If we’re going to waffle, I’d rather waffle to the left than waffle to the right. – Ed Broadbent.

If we had to chose between an excess of patriotic fervour and the total absence of civic spirit, or the stagnation of mederantism, there would be no hesitation. A vigourous body, tormented by an excess of sap, leaves more resources than a corpse. – Robespierre, “On the Principles of Revolutionary Government”

It is here that one has to make the choice: the ‘pure’ liberal stance of equidistance towards leftist and rightist ‘totalitarianism’… is a priori false, one has to take sides and proclaim one fundamentally ‘worse’ than the other – for this reason, the ongoing ‘relativization’ of fascism, the notion that one should rationally compare the two totalitarianism, etc., always involves the – explicit or implicit – thesis that fascism was ‘better’ than Communism, an understandable reaction to the Communist threat. – Zizek, In Defese of Lost Causes, 262.

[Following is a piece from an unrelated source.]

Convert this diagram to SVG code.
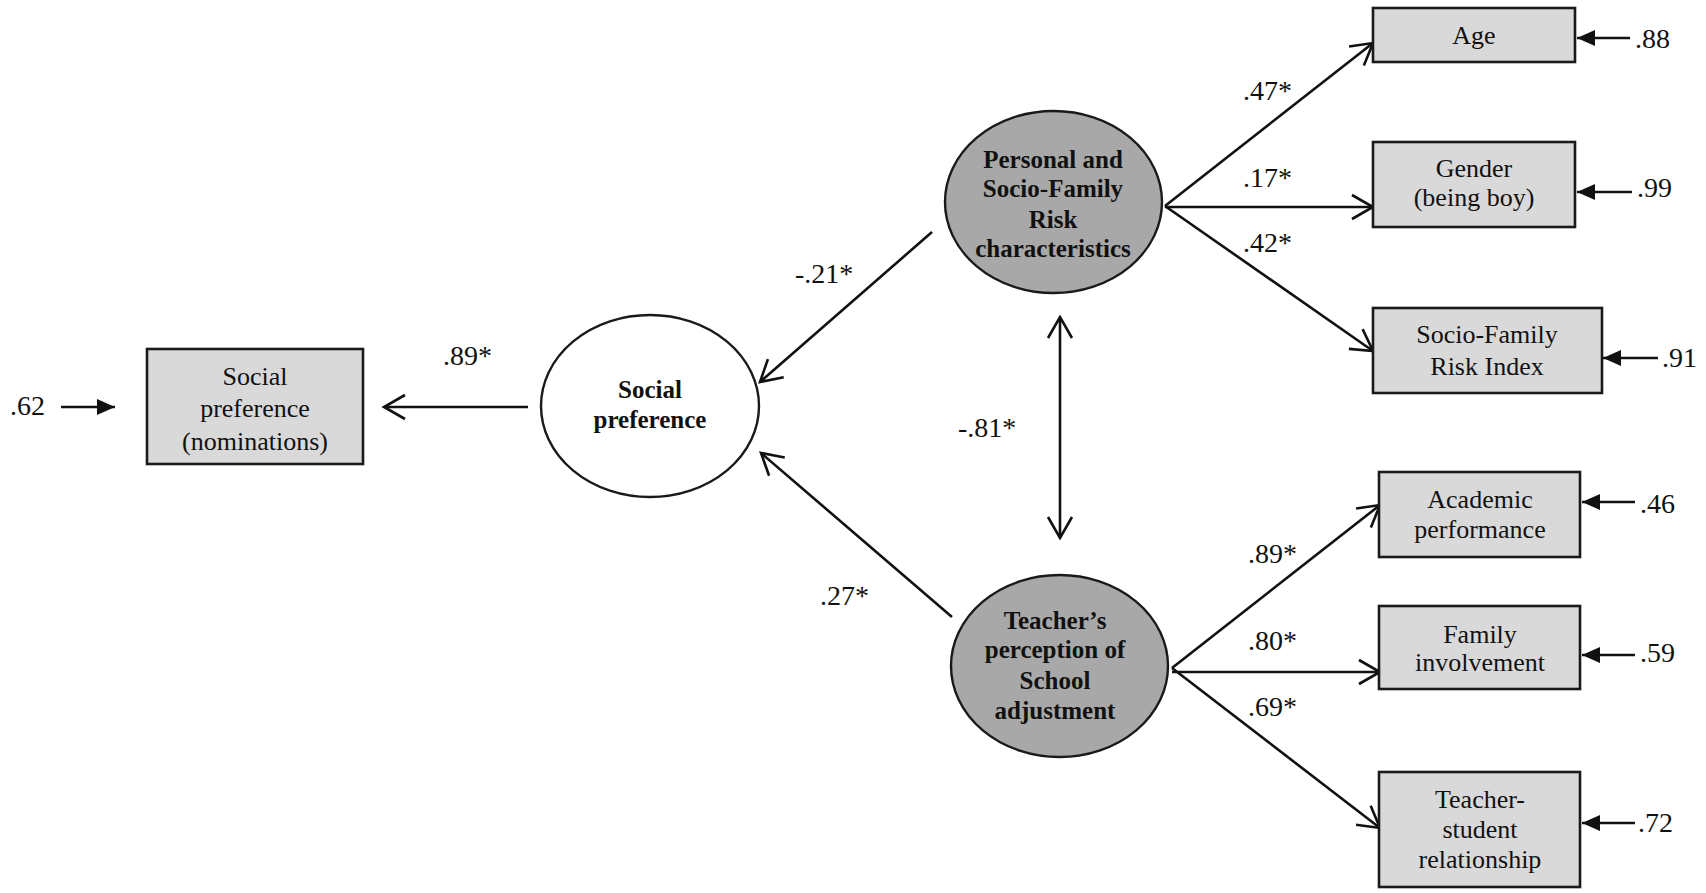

The other day in a reading group on The Parallax View the topic of the constant fragmentation of the left came up. Why, for example, did the Waffle movement arise in the NDP, to later get kicked out? Why did the International Socialists (which members of the waffle joined) later split into the New Socialist Group? (etc, etc). Somewhere (perhaps in Parallax…) Zizek notes that the various institutional dissolutions that Lacan was behing were a ‘Leninist move,’ an attempt to keep the movement from solidifying and stagnating. The ‘factioning’ of the psychoanalytic movement from Freud (Jungian psychoanalysis; Kleinian psychoanalysis; ‘culturalism’…) to the divisions in the Lacanian movement in France, to perhaps even the two psychoanalytic societies here in Toronto, resemble the splitting of the Left. Why doesn’t this happen with, say, the Liberals? You get factions of loyalties – the Cretien/Martin split a few years back, and perhaps even now a Dion/Ignatieff split; Or you get Wajid Khan crossing the floor the join the Conservatives. But it all happens within the party. Why don’t you get a splitting of the Liberal party? Even with the Conservatives, you see Reform and PC joining, not further breaking themselves apart. I think part of the answer can be discerned in the fifth chapter of Sherry Turkle’s history of the Lacanian movement (where ‘another part’ would be to look at how the Liberal or Conservative parties deal with their internal; and still another would be to look at how the Canadian Commonwealth Federation was able to bring a large section of the Left together).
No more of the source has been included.